The Astoria Garden Tour is put on by a society whose focus is preservation historic homes rather than hortheads. So forgive me if I say that in 2008 I ended up saving only these few photos from the tour…2008 was not the tour’s most impressive year.
(left) the garden with dog and interesting container display is a gardening business down a hard to find road. For years I kept their beautiful business card…..something Moon?? They had a fascinating collection of container plants and I remember a good water feature down by the street….
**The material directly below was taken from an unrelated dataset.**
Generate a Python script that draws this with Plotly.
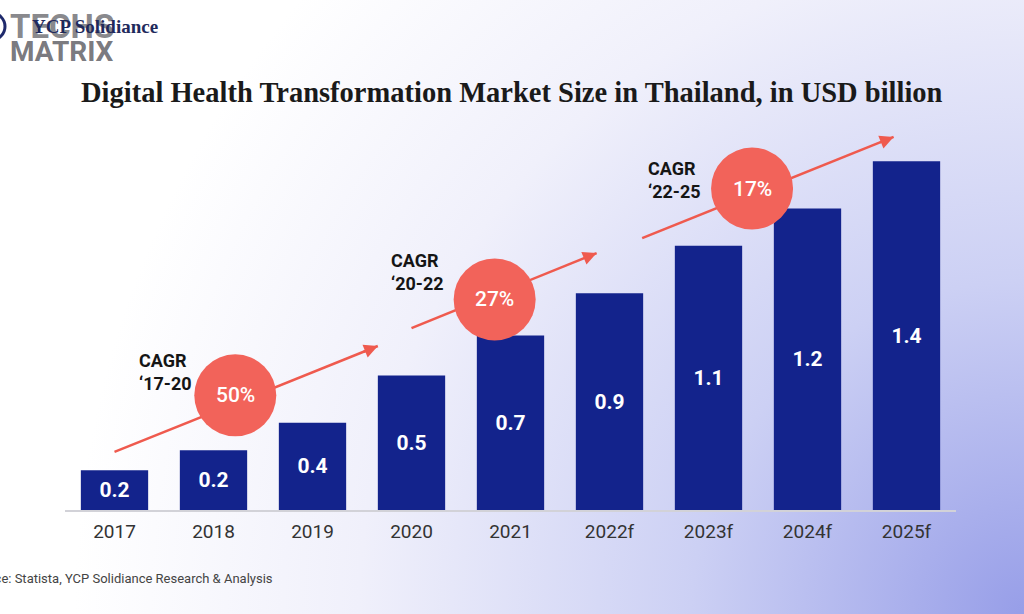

I liked the middle garden’s waterfall cascading through a couple of ponds down a shady ferny slope. I remember talking with the homeowner, a woman older than me, about chronic dizziness (brought up by my choosing to go around the edge path rather than back down the steep steps). She had suffered from it for years. Happily mine passed by 2011, mostly. The righthand photo is from the same garden on the very top of the slope. When I saw the greenhouse I remembered I had been in the garden before the waterfall had been built. It must have been on a previous tour and a far different garden without the lovely water feature.
The best garden for me was one I had lucked into seeing several years earlier, back when the Daily Astorian had an excellent weekly column called “In the Garden” (and why they dropped it is beyond me; I loved it and read it first thing every week in the Coast Weekend section). The author’s name was…can I remember? Cathy Peterson maybe? and I had corresponded with her a bit in e-mail. Oh! She interviewed Robert and me for the paper once! And my webmistress saved it on our website…Yes, Cathy Peterson….What a great weekly column she wrote. When she retired from the column, the Astoria brought in a new writer who wrote at least two very good columns (one was about installing an old garden shed into her new Ilwaco garden lot)…and then the column was dropped. I remain flummoxed and think of it every time we drive by the Ilwaco house with the old shed.
Cathy and an Astorian gardener named Jessica (whose business had a charming name like Wyndlesham gardens or something like that and whose clever slogan was “hand tool gardening”) spirited us away from the tour that year to see a non-tour garden up and over the hill in an area of more modern homes. I have now slowly worked to my point: In 2008 that garden was again on the tour and had it not been such a bright, hard to photograph day, I would have more photos of it.
Golden foliage brightens the gardens in front of the house and the Alliums are the sure sign of someone who appreciates good plants.
The back yard has sunny beds around the inviting deck.
The deck has a prow shape, good for standing as on a ship and overlooking the garden.
The garden falls away in the back to shady woods which are not particularly planted up but do have the occasional decorative touch.
On the left is a good idea for camouflaging a black plastic pot and on the left, a statue makes a focal point in an old outdoor fireplace.
After visiting so many gardens in June and July I felt a little bereft at the end of the Astoria tour. I had one more open day to look forward it in our own garden and in less than a month we would luck into a surprisingly excellent tour of gardens not far from Astoria.